**Given task**
Can you set down, exactly as they appear below, the lines from the opening of the material through the one bearing "Change in Advancement", minus the pictures?
□ □ □ □
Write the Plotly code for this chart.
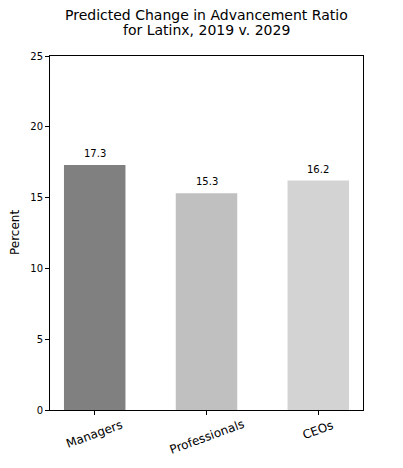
import plotly.graph_objects as go

categories = ["Managers", "Professionals", "CEOs"]
values = [17.3, 15.3, 16.2]
bar_colors = ["#808080", "#c0c0c0", "#d3d3d3"]
y_ticks = [0, 5, 10, 15, 20, 25]
title_lines = ["Predicted Change in Advancement Ratio", "for Latinx, 2019 v. 2029"]

font_family = "DejaVu Sans, sans-serif"
xs = list(range(len(categories)))

fig = go.Figure(
    go.Bar(
        x=xs,
        y=values,
        marker=dict(color=bar_colors, line=dict(width=0)),
        width=0.55,
    )
)

# value labels above the bars
for x, v in zip(xs, values):
    fig.add_annotation(
        x=x, y=v, text=f"{v:.1f}", showarrow=False,
        yanchor="bottom", yshift=4,
        font=dict(size=10, color="black", family=font_family),
    )

# rotated category labels, centred under each tick
for x, name in zip(xs, categories):
    fig.add_annotation(
        x=x, xref="x", y=0, yref="paper", text=name, showarrow=False,
        textangle=-20, yanchor="top", yshift=-5,
        font=dict(size=12, color="black", family=font_family),
    )

# two-line title, tighter spacing than plotly's default
for line, shift in zip(title_lines, [41, 26]):
    fig.add_annotation(
        x=0.5, xref="paper", y=1, yref="paper", text=line,
        showarrow=False, yanchor="middle", yshift=shift,
        font=dict(size=14, color="black", family=font_family),
    )

fig.add_annotation(
    x=0, xref="paper", y=0.5, yref="paper", text="Percent",
    showarrow=False, textangle=-90, xanchor="center", xshift=-35,
    font=dict(size=12, color="black", family=font_family),
)

fig.update_layout(
    width=395,
    height=460,
    plot_bgcolor="white",
    paper_bgcolor="white",
    font=dict(family=font_family, color="black"),
    margin=dict(l=42, r=40, t=48, b=58),
    showlegend=False,
    xaxis=dict(
        range=[-0.4, 2.4],
        tickvals=xs,
        ticktext=["", "", ""],
        ticks="outside",
        ticklen=4,
        tickcolor="black",
        showline=True,
        linecolor="black",
        linewidth=1,
        mirror=True,
        showgrid=False,
        zeroline=False,
        automargin=False,
    ),
    yaxis=dict(
        range=[0, 25],
        tickvals=y_ticks,
        tickfont=dict(size=10),
        ticks="outside",
        ticklen=4,
        tickcolor="black",
        showline=True,
        linecolor="black",
        linewidth=1,
        mirror=True,
        showgrid=False,
        zeroline=False,
        automargin=False,
    ),
)

fig.write_html("out.html")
□ □ □ □
**Answer to the task**
Write the Plotly code for this chart.
import plotly.graph_objects as go

categories = ["Managers", "Professionals", "CEOs"]
values = [17.3, 15.3, 16.2]
bar_colors = ["#808080", "#c0c0c0", "#d3d3d3"]
y_ticks = [0, 5, 10, 15, 20, 25]
title_lines = ["Predicted Change in Advancement Ratio", "for Latinx, 2019 v. 2029"]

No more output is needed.